▶ **Stated task**: Reproduce exactly the lines below, from the first through the one containing "of diagnosis or", and nothing more.

▶ **Data provided**:
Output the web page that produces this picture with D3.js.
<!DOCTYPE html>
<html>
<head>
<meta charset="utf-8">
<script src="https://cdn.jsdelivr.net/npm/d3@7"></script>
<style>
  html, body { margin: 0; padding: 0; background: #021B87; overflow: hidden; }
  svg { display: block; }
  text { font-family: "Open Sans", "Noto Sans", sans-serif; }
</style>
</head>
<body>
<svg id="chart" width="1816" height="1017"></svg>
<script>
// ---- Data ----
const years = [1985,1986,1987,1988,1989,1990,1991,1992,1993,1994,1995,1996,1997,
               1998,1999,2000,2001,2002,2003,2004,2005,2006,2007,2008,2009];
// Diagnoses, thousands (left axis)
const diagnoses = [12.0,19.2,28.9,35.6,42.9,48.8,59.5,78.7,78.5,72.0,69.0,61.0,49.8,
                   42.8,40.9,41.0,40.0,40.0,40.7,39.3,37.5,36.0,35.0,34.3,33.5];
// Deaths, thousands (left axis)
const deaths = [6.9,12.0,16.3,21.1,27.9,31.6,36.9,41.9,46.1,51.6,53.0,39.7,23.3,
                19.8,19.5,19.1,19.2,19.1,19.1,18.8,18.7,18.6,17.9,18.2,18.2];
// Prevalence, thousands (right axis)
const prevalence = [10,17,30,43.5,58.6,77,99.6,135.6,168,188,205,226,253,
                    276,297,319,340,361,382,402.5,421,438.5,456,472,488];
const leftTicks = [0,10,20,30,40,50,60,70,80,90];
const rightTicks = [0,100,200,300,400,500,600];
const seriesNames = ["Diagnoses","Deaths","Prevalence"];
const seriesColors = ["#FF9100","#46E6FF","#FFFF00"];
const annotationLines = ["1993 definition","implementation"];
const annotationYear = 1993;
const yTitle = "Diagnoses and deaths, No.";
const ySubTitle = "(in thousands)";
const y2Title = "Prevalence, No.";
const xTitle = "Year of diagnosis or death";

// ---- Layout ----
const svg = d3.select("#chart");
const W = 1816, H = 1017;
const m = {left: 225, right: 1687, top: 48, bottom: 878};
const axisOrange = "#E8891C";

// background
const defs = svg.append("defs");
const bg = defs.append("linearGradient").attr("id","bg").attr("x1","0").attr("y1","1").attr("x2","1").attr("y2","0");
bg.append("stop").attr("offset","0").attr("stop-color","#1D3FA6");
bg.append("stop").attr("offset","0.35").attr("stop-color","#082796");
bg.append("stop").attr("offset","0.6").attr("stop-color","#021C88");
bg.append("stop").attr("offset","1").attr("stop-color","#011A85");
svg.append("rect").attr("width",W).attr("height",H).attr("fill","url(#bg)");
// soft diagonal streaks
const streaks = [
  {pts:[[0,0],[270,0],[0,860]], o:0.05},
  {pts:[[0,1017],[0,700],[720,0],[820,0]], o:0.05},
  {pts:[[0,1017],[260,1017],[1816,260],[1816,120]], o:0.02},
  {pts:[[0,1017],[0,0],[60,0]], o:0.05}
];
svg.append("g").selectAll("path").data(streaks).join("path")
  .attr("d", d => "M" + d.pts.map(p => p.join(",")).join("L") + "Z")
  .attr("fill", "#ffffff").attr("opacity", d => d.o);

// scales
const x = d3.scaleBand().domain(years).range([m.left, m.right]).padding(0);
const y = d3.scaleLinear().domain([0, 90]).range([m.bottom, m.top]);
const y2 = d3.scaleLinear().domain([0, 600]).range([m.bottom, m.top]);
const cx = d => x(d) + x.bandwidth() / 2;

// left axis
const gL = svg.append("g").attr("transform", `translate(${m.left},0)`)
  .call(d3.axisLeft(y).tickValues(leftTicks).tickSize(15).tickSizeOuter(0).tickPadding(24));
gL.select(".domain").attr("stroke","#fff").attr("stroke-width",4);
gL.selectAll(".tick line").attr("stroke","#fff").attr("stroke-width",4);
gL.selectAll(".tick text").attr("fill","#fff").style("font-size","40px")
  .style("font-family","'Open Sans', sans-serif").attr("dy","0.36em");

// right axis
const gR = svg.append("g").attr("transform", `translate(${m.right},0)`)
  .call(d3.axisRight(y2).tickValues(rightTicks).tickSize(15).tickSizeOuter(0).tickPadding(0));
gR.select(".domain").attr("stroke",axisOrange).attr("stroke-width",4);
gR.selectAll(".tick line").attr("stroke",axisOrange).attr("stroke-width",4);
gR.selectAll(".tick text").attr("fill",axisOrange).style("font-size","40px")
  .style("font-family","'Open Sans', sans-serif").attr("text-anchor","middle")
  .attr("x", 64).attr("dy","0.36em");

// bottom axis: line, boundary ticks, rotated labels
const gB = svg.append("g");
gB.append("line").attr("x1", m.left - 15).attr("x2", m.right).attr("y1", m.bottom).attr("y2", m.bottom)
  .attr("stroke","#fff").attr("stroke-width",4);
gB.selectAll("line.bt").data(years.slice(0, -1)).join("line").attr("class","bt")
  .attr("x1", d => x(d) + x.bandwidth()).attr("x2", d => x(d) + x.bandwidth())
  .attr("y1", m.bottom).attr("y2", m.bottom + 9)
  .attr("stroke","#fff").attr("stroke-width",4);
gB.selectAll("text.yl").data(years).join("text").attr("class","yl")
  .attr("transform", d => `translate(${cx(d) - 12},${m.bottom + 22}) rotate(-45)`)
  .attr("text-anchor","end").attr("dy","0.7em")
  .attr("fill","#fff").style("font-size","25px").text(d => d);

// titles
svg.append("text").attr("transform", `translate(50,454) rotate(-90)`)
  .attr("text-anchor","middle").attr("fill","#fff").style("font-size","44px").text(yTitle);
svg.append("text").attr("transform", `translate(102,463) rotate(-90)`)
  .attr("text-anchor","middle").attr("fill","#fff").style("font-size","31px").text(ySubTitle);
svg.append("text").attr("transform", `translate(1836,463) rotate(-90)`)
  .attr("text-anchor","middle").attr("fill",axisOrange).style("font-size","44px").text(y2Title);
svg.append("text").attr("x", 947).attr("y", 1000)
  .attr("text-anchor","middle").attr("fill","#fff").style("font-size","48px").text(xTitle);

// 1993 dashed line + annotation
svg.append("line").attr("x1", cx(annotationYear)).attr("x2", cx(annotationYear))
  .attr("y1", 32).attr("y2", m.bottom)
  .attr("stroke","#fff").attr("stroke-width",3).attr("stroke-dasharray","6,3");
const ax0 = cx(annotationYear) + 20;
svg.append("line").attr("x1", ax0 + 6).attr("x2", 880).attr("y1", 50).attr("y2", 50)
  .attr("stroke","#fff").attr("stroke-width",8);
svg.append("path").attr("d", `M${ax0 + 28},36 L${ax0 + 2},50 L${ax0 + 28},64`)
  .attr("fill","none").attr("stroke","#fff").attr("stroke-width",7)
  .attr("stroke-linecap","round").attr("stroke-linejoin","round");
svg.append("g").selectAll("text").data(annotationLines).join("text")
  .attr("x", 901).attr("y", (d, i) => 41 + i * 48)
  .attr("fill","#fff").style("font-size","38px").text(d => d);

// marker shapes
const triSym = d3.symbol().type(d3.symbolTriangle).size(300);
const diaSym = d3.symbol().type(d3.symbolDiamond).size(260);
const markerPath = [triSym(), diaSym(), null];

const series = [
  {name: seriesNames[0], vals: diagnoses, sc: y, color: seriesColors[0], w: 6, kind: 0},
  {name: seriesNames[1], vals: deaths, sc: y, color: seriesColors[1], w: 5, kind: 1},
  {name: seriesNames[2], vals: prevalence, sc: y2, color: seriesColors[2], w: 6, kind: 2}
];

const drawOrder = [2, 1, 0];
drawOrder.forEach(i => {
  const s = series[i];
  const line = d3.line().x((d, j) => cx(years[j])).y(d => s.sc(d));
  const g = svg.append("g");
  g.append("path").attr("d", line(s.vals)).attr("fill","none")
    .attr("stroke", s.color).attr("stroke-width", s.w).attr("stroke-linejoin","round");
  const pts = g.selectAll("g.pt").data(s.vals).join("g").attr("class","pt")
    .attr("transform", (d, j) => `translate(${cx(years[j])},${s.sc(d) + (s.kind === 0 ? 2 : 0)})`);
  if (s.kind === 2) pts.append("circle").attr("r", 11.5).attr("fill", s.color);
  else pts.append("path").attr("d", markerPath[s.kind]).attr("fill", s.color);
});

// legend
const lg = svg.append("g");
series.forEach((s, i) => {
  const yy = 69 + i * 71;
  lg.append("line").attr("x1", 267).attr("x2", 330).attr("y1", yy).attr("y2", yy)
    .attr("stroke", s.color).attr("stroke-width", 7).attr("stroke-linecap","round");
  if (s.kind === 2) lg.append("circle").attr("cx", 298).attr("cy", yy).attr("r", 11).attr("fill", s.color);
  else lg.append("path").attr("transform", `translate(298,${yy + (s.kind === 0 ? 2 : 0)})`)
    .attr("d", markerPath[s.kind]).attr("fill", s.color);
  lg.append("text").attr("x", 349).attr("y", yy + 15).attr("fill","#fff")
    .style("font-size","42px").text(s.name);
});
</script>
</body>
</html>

▶ **Final answer**:
Output the web page that produces this picture with D3.js.
<!DOCTYPE html>
<html>
<head>
<meta charset="utf-8">
<script src="https://cdn.jsdelivr.net/npm/d3@7"></script>
<style>
  html, body { margin: 0; padding: 0; background: #021B87; overflow: hidden; }
  svg { display: block; }
  text { font-family: "Open Sans", "Noto Sans", sans-serif; }
</style>
</head>
<body>
<svg id="chart" width="1816" height="1017"></svg>
<script>
// ---- Data ----
const years = [1985,1986,1987,1988,1989,1990,1991,1992,1993,1994,1995,1996,1997,
               1998,1999,2000,2001,2002,2003,2004,2005,2006,2007,2008,2009];
// Diagnoses, thousands (left axis)
const diagnoses = [12.0,19.2,28.9,35.6,42.9,48.8,59.5,78.7,78.5,72.0,69.0,61.0,49.8,
                   42.8,40.9,41.0,40.0,40.0,40.7,39.3,37.5,36.0,35.0,34.3,33.5];
// Deaths, thousands (left axis)
const deaths = [6.9,12.0,16.3,21.1,27.9,31.6,36.9,41.9,46.1,51.6,53.0,39.7,23.3,
                19.8,19.5,19.1,19.2,19.1,19.1,18.8,18.7,18.6,17.9,18.2,18.2];
// Prevalence, thousands (right axis)
const prevalence = [10,17,30,43.5,58.6,77,99.6,135.6,168,188,205,226,253,
                    276,297,319,340,361,382,402.5,421,438.5,456,472,488];
const leftTicks = [0,10,20,30,40,50,60,70,80,90];
const rightTicks = [0,100,200,300,400,500,600];
const seriesNames = ["Diagnoses","Deaths","Prevalence"];
const seriesColors = ["#FF9100","#46E6FF","#FFFF00"];
const annotationLines = ["1993 definition","implementation"];
const annotationYear = 1993;
const yTitle = "Diagnoses and deaths, No.";
const ySubTitle = "(in thousands)";
const y2Title = "Prevalence, No.";
const xTitle = "Year of diagnosis or death";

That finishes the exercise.